In the month since 51% of the electorate chose to keep Barack Obama in the White House, I've spent my time listening to GOP pundits, operators, and voters. While the Party busily analyzes the results, its leaders and factions are already out front, pushing their own long-held opinions and calling for calm in the face of onrushing problems.
Do any of their proposals exhibit a willingness to make the kind of changes the GOP will need to attract members of the growing groups that the GOP has spent years antagonizing like Hispanics, Asian Americans, unmarried women, secular whites, and others? In a word: no.

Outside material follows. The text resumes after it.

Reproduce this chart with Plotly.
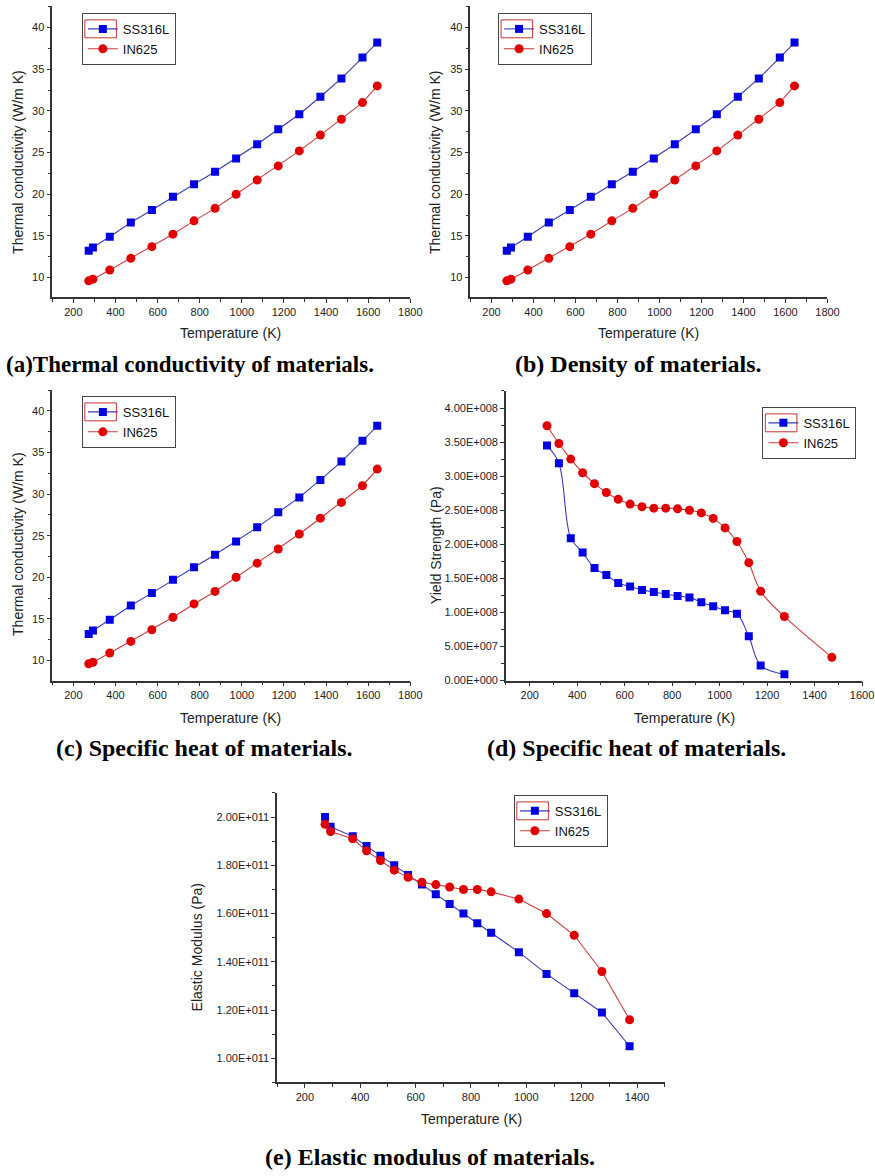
import plotly.graph_objects as go

W, H = 875, 1176

# ---------------- data ----------------
T_tc = [273, 293, 373, 473, 573, 673, 773, 873, 973, 1073, 1173, 1273, 1373, 1473, 1573, 1643]
tc_ss = [13.2, 13.6, 14.9, 16.6, 18.1, 19.7, 21.2, 22.7, 24.3, 26.0, 27.8, 29.6, 31.7, 33.9, 36.4, 38.2]
tc_in = [9.6, 9.8, 10.9, 12.3, 13.7, 15.2, 16.8, 18.3, 20.0, 21.7, 23.4, 25.2, 27.1, 29.0, 31.0, 33.0]

T_ys_ss = [273, 323, 373, 423, 473, 523, 573, 623, 673, 723, 773, 823, 873, 923, 973, 1023, 1073, 1123, 1173, 1273]
ys_ss = [3.45e8, 3.19e8, 2.09e8, 1.88e8, 1.65e8, 1.55e8, 1.43e8, 1.38e8, 1.33e8, 1.30e8,
         1.27e8, 1.24e8, 1.22e8, 1.15e8, 1.09e8, 1.03e8, 0.98e8, 0.65e8, 0.22e8, 0.09e8]
T_ys_in = [273, 323, 373, 423, 473, 523, 573, 623, 673, 723, 773, 823, 873, 923, 973, 1023, 1073, 1123, 1173, 1273, 1473]
ys_in = [3.74e8, 3.48e8, 3.25e8, 3.05e8, 2.89e8, 2.76e8, 2.66e8, 2.59e8, 2.55e8, 2.53e8, 2.53e8,
         2.52e8, 2.50e8, 2.46e8, 2.38e8, 2.24e8, 2.04e8, 1.73e8, 1.31e8, 0.94e8, 0.34e8]

T_em = [273, 293, 373, 423, 473, 523, 573, 623, 673, 723, 773, 823, 873, 973, 1073, 1173, 1273, 1373]
em_ss = [2.00e11, 1.96e11, 1.92e11, 1.88e11, 1.84e11, 1.80e11, 1.76e11, 1.72e11, 1.68e11, 1.64e11,
         1.60e11, 1.56e11, 1.52e11, 1.44e11, 1.35e11, 1.27e11, 1.19e11, 1.05e11]
em_in = [1.97e11, 1.94e11, 1.91e11, 1.86e11, 1.82e11, 1.78e11, 1.75e11, 1.73e11, 1.72e11, 1.71e11,
         1.70e11, 1.70e11, 1.69e11, 1.66e11, 1.60e11, 1.51e11, 1.36e11, 1.16e11]

x_ticks = [200, 400, 600, 800, 1000, 1200, 1400, 1600, 1800]
tc_ticks = [10, 15, 20, 25, 30, 35, 40]
ys_tickvals = [0, 0.5e8, 1.0e8, 1.5e8, 2.0e8, 2.5e8, 3.0e8, 3.5e8, 4.0e8]
ys_ticktext = ["0.00E+000", "5.00E+007", "1.00E+008", "1.50E+008", "2.00E+008",
               "2.50E+008", "3.00E+008", "3.50E+008", "4.00E+008"]
em_tickvals = [1.0e11, 1.2e11, 1.4e11, 1.6e11, 1.8e11, 2.0e11]
em_ticktext = ["1.00E+011", "1.20E+011", "1.40E+011", "1.60E+011", "1.80E+011", "2.00E+011"]

names = ["SS316L", "IN625"]
captions = ["(a)Thermal conductivity of materials.", "(b) Density of materials.",
            "(c) Specific heat of materials.", "(d) Specific heat of materials.",
            "(e) Elastic modulus of materials."]
y_titles = ["Thermal conductivity (W/m K)", "Thermal conductivity (W/m K)",
            "Thermal conductivity (W/m K)", "Yield Strength (Pa)", "Elastic Modulus (Pa)"]
x_title = "Temperature (K)"

BLUE = "#0000e0"
RED = "#e00000"
BLUE_L = "#3b3bb8"
RED_L = "#cc3c3c"
AX = "#333333"
SANS = "Liberation Sans, Arial, sans-serif"
SERIF = "Liberation Serif, Times New Roman, serif"

def px(x):
    return x / W

def py(y):
    return 1 - y / H

# panel geometry in pixels: (x0, x1, ytop, ybottom)
panels = [
    (53, 416, 6, 299),
    (477, 839, 6, 299),
    (53, 416, 392, 684),
    (513, 874, 393, 684),
    (281, 674, 797, 1088),
]

fig = go.Figure()

series = [
    (T_tc, tc_ss, T_tc, tc_in, "linear"),
    (T_tc, tc_ss, T_tc, tc_in, "linear"),
    (T_tc, tc_ss, T_tc, tc_in, "linear"),
    (T_ys_ss, ys_ss, T_ys_in, ys_in, "spline"),
    (T_em, em_ss, T_em, em_in, "linear"),
]

for i, (xs, ss, xi, ins, shape) in enumerate(series):
    k = "" if i == 0 else str(i + 1)
    lg = "legend" + k
    fig.add_trace(go.Scatter(
        x=xs, y=ss, name=names[0], mode="lines+markers",
        line=dict(color=BLUE_L, width=1.1, shape=shape, smoothing=1.0),
        marker=dict(symbol="square", size=8, color=BLUE),
        xaxis="x" + k, yaxis="y" + k, legend=lg))
    fig.add_trace(go.Scatter(
        x=xi, y=ins, name=names[1], mode="lines+markers",
        line=dict(color=RED_L, width=1.1, shape=shape, smoothing=1.0),
        marker=dict(symbol="circle", size=9, color=RED),
        xaxis="x" + k, yaxis="y" + k, legend=lg))

def axis_common():
    return dict(showline=True, linecolor=AX, linewidth=1.5, showgrid=False, zeroline=False,
                ticks="outside", ticklen=4, tickwidth=1.2, tickcolor=AX,
                tickfont=dict(family=SANS, size=11, color="#222"),
                minor=dict(ticks="outside", ticklen=3, tickwidth=1, tickcolor=AX))

layout = dict(width=W, height=H, margin=dict(l=0, r=0, t=0, b=0),
              paper_bgcolor="white", plot_bgcolor="white", showlegend=True)

xranges = [[100, 1800], [100, 1800], [100, 1800], [100, 1600], [100, 1500]]
yranges = [[7.6, 42.6], [7.6, 42.6], [7.6, 42.5], [0, 4.25e8], [0.9e11, 2.1e11]]

for i, (x0, x1, yt, yb) in enumerate(panels):
    k = "" if i == 0 else str(i + 1)
    xa = axis_common()
    xa.update(domain=[px(x0), px(x1)], range=xranges[i], anchor="y" + k,
              tickmode="array", tickvals=x_ticks)
    xa["minor"].update(tickmode="linear", dtick=100, tick0=100)
    ya = axis_common()
    ya.update(domain=[py(yb), py(yt)], range=yranges[i], anchor="x" + k)
    if i < 3:
        ya.update(tickmode="array", tickvals=tc_ticks)
        ya["minor"].update(tickmode="linear", dtick=2.5, tick0=0)
    elif i == 3:
        ya.update(tickmode="array", tickvals=ys_tickvals, ticktext=ys_ticktext)
        ya["minor"].update(tickmode="linear", dtick=0.25e8, tick0=0)
    else:
        ya.update(tickmode="array", tickvals=em_tickvals, ticktext=em_ticktext)
        ya["minor"].update(tickmode="linear", dtick=0.1e11, tick0=0)
    layout["xaxis" + k] = xa
    layout["yaxis" + k] = ya

# legends (left, top in pixels)
legend_pos = [(83, 13), (505, 13), (83, 398), (773, 409), (521, 799)]
for i, (lx, ly) in enumerate(legend_pos):
    k = "" if i == 0 else str(i + 1)
    layout["legend" + k] = dict(
        x=px(lx), y=py(ly), xanchor="left", yanchor="top",
        bgcolor="rgba(255,255,255,0)", bordercolor="#444", borderwidth=1,
        font=dict(family=SANS, size=13, color="#111"),
        tracegroupgap=0, itemwidth=30)

fig.update_layout(**layout)

# red selection rectangle artefacts around first legend sample
for (lx, ly) in legend_pos:
    fig.add_shape(type="rect", xref="paper", yref="paper", layer="above",
                  x0=px(lx + 3), x1=px(lx + 35), y0=py(ly + 25), y1=py(ly + 7),
                  line=dict(color="#c83232", width=1), fillcolor="rgba(0,0,0,0)")

# axis titles
xt_pos = [(234, 335), (658, 335), (234, 722), (694, 722), (478, 1125)]
for (tx, ty) in xt_pos:
    fig.add_annotation(text=x_title, x=px(tx), y=py(ty), xref="paper", yref="paper",
                       showarrow=False, xanchor="center", yanchor="middle",
                       font=dict(family=SANS, size=14, color="#222"))
yt_pos = [(18, 163), (441, 163), (18, 547), (442, 548), (200, 952)]
for (tx, ty), t in zip(yt_pos, y_titles):
    fig.add_annotation(text=t, x=px(tx), y=py(ty), xref="paper", yref="paper",
                       showarrow=False, xanchor="center", yanchor="middle", textangle=-90,
                       font=dict(family=SANS, size=14, color="#222"))

# captions: (x, y, anchor, size)
cap_pos = [(4, 366, "left", 23), (647, 366, "center", 24), (207, 752, "center", 24),
           (645, 752, "center", 24), (436, 1163, "center", 24)]
for (cx, cy, anc, sz), t in zip(cap_pos, captions):
    fig.add_annotation(text="<b>" + t + "</b>", x=px(cx), y=py(cy), xref="paper", yref="paper",
                       showarrow=False, xanchor=anc, yanchor="middle",
                       font=dict(family=SERIF, size=sz, color="#000"))

fig.write_html("out.html")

Instead, from my informal survey, it looks to this observer (and former Republican) as if the party is betting all its money on cosmetic change. Think of it as the Botox Solution. It wants to tweak its talking points slightly and put more minority and female Republicans on stage as spokespeople. Many in the GOP seem to believe that this will do the trick in 2014 and beyond. Are they deluded?
You've heard the expression "putting lipstick on a pig," haven't you?
The Blame Game and the Short-Term Outlook
Although most Republicans see hints of future demographic challenges in the exit polls, many prefer to focus on other factors to explain Romney's loss out of a desire not to "blow up the party if there are less radical solutions." (Hence, the delusional quality of so many of their post-mortems and the lack of interest in meaningful change.)
First, they cite the Romney factor: a weak candidate, too moderate -- or too conservative -- who failed to fight the Obama campaign's early efforts to paint him as an out-of-touch plutocrat. In other words, his history (Bain Capital and Romneycare) depth-charged him before demographics could even kick in. He was, unfortunately, the perfect quarter-billionaire candidate for a Democratic narrative that the GOP is only out for the rich and doesn't "care about people like me." (He predictably lost that exit poll question by a margin of 81% to 18%). Running a "vulture capitalist" (and a Mormon) drove a number of Republican voters to stay home or even -- gasp! -- vote for Obama. It's a mistake that won't be repeated in 2016.
Second, they point to the Obama factor. In both 2008 and 2012, he attracted unprecedented levels of minority and young voters, a phenomenon that might not be repeated in 2016. Some Republican operatives are also convinced that his campaign simply had a much better "ground game" and grasp of how to employ technology to turn out voters. (Half of self-identifying Republican voters think, as they did in 2008, that Obama simply stole the election through registration fraud involving African Americans.)